Thursday, October 27, 2005

A Whole New World

I have made a humbling discovery in weeks past. My hamster is smarter than I am! It’s true! Not once, but twice Buechner (my Chinese dwarf hamster) has escaped the confines of his cage. The first time it happened was on a night that I had slept on the couch. No, I did nothing wrong and I wasn’t in the doghouse, I was just having trouble sleeping and went to the couch so that I wouldn’t keep my wife awake. In doing so, I moved Buechner's cage to the floor of the office so that, per chance I ever got to sleep, his wheel wouldn’t keep me up.
Well, needless to say, I woke up about 5am and didn’t know why; I had just gotten to sleep. I could have sworn that some noise had awoken me from my slumber. Well, nevertheless, nature was calling anyway, so I got up and went to the bathroom. On my way back to the couch, I heard the noise again. It was coming from the office, and immediately I placed it…it was the sound of Buechner’s metal grate banging against the lid. It had not been latched, and he had found his way up there and squeezed through. By the time I got into the office, he was gone, lost never to be heard from again. Until that night, I never realized how big the room was, or how many rodent-hiding places there were. What do I do? I lost my favorite hamster.

Well, actually not all was lost. You already know that I got him back so he could escape a second time (which we retrieved him then too). I had a trusty little book with all kinds of ways listed in one chapter about capturing an escaped hamster. None of them worked! Then I had this idea. What if I put his cage back on the floor in the office, with the holes on each end opened? That way, at least he could get food and water, and maybe I would get lucky enough to catch him in there.
Not an hour passed when (again on my way to the bathroom) I heard the familiar sound of his squeaky wheel. I opened the door to the office, and he stops running on his wheel and looks up at me. His expression was like, “what? Where did you expect me to be? I mean, why wouldn’t I return to my home…it is all I have ever known.”
Here my imprisoned rodent had found the freedom of the open room that he had so long strived to find, and in the end, he decided he was too scared to stay in that vast uncertain world, so he returned to his small cage and his trusty exercise wheel. He was overwhelmed by the infinite, and returned to the contentment of running on a shallow wheel that never gets anywhere.

I have been thinking a lot lately about how possible it is to change the minds of Christians. I mean that is what I will spend my life doing in the ministry is it not? I would be trying to get people to let go of their version of God in order to embrace an improved version of God. It is not MY version of God, but the version of God that a new perspective can bring. I am talking about seeing God as he is, and as he wants to show us, not the image of God that we have painted to look like…well more like us and less like God. If I were to spend my life in the Ministry, it would be trying to get people to experience for themselves a bigger God than any of us could imagine.
Unfortunately though, just like my hamster who has a pea-sized brain… most people are afraid of the infinite God that we might just see, if we leave our small cage of dogma that we cling to. Why are we scared? Maybe we are scared that if we seek God that we might find him. Maybe we are scared that seeing more of God will leave us with a life full of unanswerable questions. Maybe we are fearful that seeing the perfection of God will leave us even more ashamed of our sinful state. On the other hand, maybe we are just scared that if we truly see the Glory of God, that we would be so overwhelmed, and so in awe, that we might just wet ourselves.
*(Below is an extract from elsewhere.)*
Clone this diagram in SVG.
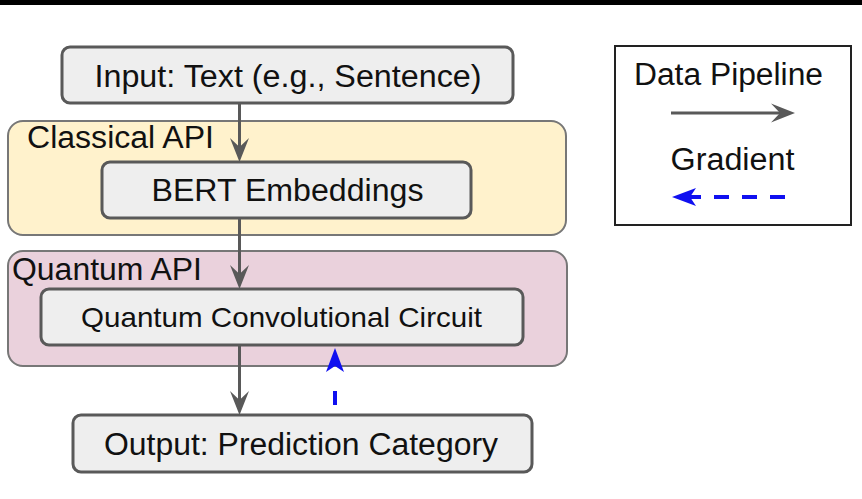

Isaiah saw God. The encounter left him a little sensitive to bright lights, and his burnt lips would never be able to handle spicy food again. However, it also left him with the world, and somehow, after seeing God, the world just wasn’t as beautiful. For the rest of his days he was haunted by that vision, and all he could think about was that if the people that he was prophesying to had seen what he had seen, then they might just take a different tone, and stop to listen to what God was trying to tell them. So, in the end, Isaiah lived for the end. I imagine that his days were spent longing for the day that he would be able to see God again in all of his Glory.
Maybe that is why we are so afraid. Maybe we are afraid that if we let go and try to see an infinite and true God (not our pale image of him), then the world and all that we love in it just won’t be as wonderful as we thought it was. Then, after experiencing that, there is really nothing left on this world to live for. Indeed, we would have to find something else to live for. I think Jesus would call this living for the Kingdom of God.

1 comment:

  1. Gealee! What a smart rat! Oh how we enjoy the comforts of home. I enjoy going to see Goober and Sgt. Carter every now and then. But somehow, no matter how new and firm their beds are, I like mine the best. I enjoy going away for a visit, but I like coming back home the best. Maybe, that's the same with our theology of God. Change isn't easy!